▸ **Given exercise**
In the lines below, output everything from the first line through the line containing "['#000000', '#ff0000', '#0000ff', '#ff00ff'];" exactly as it is. Pictures are not part of the output.

▸ **Stored data**
## BEGIN
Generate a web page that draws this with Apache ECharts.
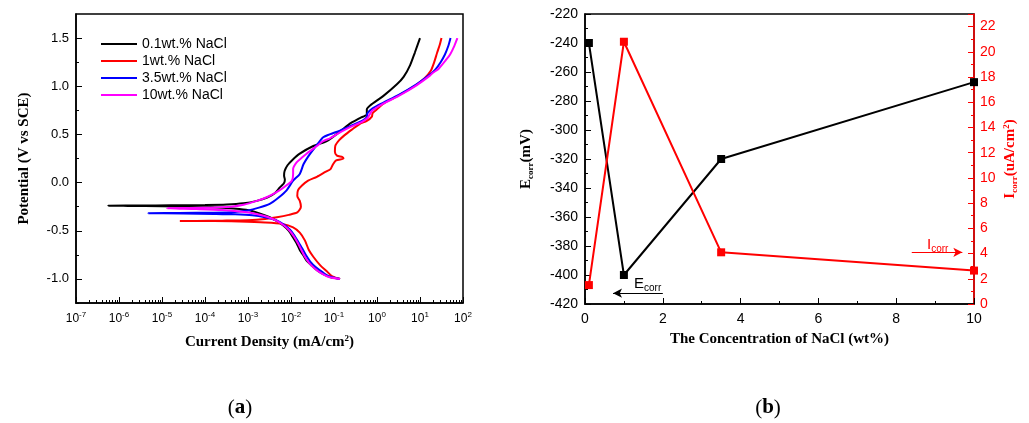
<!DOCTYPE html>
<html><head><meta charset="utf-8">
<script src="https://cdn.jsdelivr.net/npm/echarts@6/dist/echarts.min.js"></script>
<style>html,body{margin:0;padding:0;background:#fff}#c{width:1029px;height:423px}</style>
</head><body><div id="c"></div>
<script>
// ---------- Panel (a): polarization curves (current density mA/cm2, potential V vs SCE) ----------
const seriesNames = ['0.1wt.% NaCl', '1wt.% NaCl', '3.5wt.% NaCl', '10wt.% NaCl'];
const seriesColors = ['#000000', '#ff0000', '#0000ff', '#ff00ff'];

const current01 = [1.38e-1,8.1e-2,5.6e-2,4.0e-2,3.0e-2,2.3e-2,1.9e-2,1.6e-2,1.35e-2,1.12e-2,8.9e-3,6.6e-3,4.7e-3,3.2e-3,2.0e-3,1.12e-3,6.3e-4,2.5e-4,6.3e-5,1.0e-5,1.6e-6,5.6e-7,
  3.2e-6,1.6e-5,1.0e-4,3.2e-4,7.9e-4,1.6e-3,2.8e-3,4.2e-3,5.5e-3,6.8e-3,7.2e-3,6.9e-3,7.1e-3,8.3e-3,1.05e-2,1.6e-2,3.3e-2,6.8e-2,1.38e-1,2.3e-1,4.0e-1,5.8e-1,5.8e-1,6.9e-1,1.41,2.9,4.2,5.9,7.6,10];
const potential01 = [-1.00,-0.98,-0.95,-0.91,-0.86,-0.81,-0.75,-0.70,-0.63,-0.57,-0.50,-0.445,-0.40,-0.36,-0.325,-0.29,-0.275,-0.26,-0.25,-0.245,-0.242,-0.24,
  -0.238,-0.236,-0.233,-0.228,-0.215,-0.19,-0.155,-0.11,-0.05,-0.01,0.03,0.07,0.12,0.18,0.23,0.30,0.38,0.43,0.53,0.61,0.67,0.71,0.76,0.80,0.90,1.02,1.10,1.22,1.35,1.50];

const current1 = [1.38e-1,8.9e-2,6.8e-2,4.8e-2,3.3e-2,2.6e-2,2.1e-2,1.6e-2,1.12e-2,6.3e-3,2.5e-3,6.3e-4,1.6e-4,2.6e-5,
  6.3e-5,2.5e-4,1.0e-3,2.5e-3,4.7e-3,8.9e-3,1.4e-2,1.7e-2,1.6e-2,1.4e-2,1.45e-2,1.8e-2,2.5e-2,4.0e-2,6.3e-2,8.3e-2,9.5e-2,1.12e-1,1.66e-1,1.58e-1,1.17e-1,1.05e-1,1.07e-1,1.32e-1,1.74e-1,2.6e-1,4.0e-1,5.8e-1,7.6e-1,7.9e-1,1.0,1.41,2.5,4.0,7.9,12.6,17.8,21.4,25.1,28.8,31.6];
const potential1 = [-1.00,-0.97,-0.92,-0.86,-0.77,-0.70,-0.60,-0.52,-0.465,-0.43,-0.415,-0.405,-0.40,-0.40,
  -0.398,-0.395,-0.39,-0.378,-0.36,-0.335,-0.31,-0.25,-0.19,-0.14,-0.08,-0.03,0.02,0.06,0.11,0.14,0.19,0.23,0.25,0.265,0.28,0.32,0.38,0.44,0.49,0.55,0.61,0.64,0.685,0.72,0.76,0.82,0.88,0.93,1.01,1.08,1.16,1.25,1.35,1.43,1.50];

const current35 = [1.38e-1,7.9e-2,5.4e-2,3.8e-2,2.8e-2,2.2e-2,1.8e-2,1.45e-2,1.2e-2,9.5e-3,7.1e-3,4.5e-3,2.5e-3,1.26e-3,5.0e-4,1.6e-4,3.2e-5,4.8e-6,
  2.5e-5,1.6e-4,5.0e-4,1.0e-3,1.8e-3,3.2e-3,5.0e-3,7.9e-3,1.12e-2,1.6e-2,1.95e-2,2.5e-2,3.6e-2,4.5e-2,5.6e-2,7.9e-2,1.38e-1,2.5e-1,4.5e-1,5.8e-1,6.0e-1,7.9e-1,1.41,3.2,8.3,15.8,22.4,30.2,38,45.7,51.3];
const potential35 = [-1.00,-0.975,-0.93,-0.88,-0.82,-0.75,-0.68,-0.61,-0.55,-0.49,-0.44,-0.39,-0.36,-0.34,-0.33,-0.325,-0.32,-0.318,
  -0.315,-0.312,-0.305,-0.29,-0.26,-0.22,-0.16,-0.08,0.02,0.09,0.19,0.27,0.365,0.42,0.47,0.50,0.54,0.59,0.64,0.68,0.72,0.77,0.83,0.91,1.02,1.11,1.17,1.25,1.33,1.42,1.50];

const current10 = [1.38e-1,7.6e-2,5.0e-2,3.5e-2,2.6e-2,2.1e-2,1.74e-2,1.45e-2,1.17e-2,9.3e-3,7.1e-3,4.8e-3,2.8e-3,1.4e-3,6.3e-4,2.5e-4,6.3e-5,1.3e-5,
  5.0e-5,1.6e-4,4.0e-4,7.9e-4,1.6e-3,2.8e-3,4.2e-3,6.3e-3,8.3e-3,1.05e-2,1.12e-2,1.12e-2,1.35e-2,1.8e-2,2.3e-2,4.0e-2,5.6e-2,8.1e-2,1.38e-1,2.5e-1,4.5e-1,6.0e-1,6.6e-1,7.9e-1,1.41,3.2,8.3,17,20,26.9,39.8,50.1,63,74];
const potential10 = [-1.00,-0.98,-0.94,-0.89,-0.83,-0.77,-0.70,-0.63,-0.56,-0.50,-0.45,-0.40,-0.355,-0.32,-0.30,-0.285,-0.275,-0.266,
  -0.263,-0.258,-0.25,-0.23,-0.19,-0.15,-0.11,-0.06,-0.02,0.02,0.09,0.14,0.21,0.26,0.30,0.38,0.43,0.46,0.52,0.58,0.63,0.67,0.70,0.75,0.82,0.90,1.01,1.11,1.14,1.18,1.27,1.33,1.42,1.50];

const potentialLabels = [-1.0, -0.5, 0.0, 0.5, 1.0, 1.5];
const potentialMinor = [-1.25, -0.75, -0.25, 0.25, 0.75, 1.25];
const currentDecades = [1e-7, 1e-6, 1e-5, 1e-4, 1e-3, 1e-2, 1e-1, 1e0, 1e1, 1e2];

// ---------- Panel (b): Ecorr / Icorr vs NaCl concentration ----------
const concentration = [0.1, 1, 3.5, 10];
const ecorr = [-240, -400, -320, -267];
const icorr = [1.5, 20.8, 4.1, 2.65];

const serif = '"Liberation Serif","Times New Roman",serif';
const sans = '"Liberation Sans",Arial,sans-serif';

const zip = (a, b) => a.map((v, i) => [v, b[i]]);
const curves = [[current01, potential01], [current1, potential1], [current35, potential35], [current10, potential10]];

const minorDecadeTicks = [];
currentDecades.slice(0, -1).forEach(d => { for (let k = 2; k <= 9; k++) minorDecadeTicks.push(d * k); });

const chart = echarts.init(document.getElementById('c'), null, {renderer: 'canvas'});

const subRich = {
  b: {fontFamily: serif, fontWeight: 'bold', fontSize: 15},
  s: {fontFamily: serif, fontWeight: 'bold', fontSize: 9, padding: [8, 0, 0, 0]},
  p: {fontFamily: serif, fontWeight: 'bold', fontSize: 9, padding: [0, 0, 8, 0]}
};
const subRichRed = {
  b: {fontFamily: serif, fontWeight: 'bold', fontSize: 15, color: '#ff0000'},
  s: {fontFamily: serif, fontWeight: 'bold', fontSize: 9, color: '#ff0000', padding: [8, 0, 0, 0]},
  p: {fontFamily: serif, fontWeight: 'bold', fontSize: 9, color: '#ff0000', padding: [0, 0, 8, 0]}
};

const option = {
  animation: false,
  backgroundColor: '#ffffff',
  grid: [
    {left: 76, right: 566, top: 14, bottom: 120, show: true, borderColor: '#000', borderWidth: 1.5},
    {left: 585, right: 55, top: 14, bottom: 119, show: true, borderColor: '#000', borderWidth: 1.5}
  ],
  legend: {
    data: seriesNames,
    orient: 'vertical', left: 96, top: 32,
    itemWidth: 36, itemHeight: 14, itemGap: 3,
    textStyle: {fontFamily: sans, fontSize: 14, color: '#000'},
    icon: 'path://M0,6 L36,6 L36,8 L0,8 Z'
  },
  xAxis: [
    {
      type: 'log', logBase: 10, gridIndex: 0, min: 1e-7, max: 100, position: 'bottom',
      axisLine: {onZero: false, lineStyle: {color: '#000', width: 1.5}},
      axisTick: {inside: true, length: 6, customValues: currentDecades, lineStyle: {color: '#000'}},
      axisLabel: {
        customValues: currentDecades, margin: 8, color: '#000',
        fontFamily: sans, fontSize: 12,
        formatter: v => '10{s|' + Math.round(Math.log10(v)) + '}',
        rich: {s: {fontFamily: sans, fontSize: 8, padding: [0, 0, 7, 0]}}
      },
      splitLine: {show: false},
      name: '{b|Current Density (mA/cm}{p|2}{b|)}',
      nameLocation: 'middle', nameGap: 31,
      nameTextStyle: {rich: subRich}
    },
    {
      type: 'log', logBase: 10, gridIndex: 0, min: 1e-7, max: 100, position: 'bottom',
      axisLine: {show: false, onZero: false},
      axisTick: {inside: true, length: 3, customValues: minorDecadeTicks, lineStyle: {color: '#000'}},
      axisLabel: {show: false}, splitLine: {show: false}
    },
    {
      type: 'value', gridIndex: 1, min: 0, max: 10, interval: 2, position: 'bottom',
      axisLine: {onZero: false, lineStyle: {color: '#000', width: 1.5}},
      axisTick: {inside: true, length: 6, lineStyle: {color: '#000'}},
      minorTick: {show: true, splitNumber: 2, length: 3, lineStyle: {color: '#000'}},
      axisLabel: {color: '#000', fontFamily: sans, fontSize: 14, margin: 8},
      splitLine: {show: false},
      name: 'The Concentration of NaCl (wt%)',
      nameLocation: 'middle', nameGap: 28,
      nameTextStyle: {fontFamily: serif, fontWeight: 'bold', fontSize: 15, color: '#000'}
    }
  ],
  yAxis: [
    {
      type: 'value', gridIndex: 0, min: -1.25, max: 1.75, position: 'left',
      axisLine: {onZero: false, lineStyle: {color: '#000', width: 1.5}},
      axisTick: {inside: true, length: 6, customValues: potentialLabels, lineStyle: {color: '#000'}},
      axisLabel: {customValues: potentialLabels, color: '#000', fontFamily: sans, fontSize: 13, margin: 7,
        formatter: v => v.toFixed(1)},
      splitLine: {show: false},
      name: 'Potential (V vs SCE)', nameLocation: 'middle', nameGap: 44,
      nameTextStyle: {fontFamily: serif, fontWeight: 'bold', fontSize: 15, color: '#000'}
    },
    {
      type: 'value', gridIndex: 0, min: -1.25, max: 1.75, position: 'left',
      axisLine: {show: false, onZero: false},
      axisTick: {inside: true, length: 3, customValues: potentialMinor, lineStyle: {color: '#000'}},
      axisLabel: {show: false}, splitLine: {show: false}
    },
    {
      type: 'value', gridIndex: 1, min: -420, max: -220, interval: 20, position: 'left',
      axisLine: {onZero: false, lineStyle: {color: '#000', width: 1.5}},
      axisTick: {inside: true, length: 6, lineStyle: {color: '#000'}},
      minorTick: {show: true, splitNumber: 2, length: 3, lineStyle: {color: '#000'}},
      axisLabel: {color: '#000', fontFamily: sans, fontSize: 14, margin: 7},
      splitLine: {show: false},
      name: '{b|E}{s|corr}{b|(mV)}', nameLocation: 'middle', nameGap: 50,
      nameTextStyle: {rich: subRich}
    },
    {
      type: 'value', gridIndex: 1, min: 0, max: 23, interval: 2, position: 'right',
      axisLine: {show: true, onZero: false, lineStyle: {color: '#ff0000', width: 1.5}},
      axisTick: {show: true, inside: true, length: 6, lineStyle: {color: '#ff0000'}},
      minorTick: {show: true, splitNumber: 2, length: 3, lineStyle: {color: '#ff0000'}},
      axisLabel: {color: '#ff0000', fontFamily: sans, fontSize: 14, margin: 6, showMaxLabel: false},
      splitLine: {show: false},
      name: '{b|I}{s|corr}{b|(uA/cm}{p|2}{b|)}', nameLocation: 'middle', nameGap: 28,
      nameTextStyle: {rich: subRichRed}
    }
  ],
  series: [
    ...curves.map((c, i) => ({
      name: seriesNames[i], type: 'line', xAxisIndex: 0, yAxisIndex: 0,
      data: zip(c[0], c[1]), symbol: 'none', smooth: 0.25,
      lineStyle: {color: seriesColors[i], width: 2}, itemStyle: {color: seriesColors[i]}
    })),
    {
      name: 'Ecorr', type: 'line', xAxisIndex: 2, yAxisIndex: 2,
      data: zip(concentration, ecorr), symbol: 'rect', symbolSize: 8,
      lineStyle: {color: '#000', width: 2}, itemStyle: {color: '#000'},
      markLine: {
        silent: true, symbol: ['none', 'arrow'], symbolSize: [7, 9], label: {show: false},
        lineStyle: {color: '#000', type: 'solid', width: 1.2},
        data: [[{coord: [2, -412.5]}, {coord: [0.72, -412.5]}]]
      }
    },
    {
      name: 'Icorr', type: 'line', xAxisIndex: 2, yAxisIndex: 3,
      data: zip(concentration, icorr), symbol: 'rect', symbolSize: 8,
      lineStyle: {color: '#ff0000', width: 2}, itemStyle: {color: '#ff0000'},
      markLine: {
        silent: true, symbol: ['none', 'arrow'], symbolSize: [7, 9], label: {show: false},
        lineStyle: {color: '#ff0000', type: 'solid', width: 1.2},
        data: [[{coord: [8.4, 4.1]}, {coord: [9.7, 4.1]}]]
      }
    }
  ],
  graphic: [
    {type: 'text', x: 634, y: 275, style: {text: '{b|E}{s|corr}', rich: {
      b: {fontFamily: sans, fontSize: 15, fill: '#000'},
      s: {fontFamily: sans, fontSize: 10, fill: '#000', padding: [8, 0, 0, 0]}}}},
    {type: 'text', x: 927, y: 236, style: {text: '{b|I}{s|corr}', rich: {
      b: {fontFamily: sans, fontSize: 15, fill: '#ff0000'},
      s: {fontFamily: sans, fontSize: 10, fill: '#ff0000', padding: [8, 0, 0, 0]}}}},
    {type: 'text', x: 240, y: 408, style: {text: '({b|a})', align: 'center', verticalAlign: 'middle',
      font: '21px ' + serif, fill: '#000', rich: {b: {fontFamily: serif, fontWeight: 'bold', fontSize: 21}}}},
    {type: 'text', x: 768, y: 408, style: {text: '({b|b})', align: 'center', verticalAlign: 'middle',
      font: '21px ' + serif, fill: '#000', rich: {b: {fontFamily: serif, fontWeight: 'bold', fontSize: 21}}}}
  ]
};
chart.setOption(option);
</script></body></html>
## END
▸ **Solution to this task**
Generate a web page that draws this with Apache ECharts.
<!DOCTYPE html>
<html><head><meta charset="utf-8">
<script src="https://cdn.jsdelivr.net/npm/echarts@6/dist/echarts.min.js"></script>
<style>html,body{margin:0;padding:0;background:#fff}#c{width:1029px;height:423px}</style>
</head><body><div id="c"></div>
<script>
// ---------- Panel (a): polarization curves (current density mA/cm2, potential V vs SCE) ----------
const seriesNames = ['0.1wt.% NaCl', '1wt.% NaCl', '3.5wt.% NaCl', '10wt.% NaCl'];
const seriesColors = ['#000000', '#ff0000', '#0000ff', '#ff00ff'];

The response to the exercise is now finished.